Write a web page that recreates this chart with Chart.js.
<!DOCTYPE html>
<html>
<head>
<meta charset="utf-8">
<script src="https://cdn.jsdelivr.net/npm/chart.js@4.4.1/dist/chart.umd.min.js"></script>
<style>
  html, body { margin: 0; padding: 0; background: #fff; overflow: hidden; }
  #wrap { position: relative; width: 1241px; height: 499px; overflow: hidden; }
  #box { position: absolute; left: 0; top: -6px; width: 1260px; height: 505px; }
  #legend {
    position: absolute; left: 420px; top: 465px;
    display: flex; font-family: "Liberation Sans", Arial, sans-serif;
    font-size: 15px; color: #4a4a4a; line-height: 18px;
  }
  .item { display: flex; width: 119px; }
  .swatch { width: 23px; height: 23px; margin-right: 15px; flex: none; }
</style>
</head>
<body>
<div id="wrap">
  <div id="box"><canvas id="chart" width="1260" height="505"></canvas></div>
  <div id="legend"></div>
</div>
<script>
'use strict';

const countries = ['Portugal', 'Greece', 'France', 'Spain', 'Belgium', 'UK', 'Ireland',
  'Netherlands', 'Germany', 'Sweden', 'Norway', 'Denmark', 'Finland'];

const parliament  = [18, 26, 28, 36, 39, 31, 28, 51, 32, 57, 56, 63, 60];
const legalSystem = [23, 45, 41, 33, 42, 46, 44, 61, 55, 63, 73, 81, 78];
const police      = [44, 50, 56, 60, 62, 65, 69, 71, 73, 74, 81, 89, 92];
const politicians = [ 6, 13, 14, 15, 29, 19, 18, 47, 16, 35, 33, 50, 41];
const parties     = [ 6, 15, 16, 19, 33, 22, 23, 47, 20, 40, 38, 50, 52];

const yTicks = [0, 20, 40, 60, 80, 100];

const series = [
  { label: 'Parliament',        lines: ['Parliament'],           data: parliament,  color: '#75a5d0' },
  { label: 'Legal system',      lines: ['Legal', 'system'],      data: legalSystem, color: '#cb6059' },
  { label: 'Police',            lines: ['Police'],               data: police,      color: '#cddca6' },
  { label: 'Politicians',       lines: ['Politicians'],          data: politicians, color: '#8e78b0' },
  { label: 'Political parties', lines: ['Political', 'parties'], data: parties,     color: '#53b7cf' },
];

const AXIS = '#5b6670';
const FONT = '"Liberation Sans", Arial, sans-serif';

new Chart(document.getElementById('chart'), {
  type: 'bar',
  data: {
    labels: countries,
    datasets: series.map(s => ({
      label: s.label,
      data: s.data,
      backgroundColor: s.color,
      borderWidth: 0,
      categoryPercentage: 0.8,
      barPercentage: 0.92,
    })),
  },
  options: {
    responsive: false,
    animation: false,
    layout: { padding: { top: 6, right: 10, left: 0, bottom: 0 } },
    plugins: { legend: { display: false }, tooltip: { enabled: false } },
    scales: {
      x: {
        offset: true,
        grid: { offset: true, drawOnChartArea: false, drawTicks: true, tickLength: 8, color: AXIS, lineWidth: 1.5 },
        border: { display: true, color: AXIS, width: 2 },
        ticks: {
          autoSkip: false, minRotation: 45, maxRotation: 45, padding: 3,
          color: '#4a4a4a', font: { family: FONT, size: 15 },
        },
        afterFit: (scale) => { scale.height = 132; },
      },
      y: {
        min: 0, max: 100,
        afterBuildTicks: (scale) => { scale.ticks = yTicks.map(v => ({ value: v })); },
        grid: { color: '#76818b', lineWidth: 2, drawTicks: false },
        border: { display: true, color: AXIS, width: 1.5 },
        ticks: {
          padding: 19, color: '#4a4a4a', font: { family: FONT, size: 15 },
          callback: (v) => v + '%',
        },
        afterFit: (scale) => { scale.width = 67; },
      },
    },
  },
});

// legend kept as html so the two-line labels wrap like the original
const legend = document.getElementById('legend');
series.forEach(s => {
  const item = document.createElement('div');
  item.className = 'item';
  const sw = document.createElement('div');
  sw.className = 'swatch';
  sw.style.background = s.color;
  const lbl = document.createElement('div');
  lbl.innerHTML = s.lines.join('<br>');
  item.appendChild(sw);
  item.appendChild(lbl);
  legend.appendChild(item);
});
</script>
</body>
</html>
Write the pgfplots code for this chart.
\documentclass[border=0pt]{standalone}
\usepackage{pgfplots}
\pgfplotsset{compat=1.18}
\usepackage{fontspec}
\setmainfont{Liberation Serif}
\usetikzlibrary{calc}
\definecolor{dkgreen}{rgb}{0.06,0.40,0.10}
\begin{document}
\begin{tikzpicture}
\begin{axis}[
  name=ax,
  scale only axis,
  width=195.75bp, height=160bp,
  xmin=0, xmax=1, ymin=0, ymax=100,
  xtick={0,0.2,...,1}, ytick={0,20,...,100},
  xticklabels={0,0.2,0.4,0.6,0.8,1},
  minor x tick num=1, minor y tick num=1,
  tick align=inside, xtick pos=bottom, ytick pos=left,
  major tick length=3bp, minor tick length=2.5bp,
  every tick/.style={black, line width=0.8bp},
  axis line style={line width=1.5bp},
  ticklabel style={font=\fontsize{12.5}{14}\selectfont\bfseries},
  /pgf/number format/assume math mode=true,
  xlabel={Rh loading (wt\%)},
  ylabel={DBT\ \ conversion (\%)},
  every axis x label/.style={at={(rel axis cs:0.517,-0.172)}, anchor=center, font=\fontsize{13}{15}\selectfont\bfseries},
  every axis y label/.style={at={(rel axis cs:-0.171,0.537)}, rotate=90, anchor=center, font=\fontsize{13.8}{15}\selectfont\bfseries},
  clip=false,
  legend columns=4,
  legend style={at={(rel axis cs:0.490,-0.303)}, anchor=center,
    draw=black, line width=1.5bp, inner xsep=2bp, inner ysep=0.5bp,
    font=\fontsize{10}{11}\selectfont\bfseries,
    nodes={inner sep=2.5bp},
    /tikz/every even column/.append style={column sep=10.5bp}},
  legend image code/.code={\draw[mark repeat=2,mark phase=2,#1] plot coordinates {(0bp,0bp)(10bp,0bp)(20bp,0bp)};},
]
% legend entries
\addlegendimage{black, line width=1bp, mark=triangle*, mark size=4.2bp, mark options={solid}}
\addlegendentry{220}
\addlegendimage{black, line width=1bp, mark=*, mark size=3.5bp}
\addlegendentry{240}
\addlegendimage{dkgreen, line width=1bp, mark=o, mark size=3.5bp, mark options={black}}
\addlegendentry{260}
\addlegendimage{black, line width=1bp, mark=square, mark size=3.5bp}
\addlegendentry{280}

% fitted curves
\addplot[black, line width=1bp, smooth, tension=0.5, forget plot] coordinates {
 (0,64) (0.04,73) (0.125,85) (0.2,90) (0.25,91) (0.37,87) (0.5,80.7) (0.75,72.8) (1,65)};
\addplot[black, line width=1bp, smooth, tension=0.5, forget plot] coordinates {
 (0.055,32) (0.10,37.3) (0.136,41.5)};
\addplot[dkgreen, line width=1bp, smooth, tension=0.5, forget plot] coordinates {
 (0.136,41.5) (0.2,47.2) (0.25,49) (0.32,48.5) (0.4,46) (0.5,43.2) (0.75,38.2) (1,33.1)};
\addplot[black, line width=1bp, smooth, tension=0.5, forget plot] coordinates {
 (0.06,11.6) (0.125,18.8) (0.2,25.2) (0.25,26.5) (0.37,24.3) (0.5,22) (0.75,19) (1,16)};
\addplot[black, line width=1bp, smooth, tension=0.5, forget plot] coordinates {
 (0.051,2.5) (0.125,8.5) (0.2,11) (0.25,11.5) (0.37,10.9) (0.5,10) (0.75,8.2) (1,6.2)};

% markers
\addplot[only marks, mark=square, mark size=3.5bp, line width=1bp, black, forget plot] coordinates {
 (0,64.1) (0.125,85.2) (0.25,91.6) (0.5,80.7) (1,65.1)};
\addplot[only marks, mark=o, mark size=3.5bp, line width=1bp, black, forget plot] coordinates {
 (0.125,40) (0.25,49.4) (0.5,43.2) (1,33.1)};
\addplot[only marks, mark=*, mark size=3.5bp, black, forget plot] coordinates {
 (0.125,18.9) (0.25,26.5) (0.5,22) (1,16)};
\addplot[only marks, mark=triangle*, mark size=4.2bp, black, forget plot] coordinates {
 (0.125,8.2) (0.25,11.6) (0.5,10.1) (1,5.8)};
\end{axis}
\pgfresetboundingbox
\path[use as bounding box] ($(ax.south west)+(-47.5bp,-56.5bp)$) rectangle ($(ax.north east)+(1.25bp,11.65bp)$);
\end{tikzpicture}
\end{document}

PROBLEM TO WORK ON.
Reproduce each line from the records that contains the word "code".

FULL SOLUTION.
Write the pgfplots code for this chart.
  legend image code/.code={\draw[mark repeat=2,mark phase=2,#1] plot coordinates {(0bp,0bp)(10bp,0bp)(20bp,0bp)};},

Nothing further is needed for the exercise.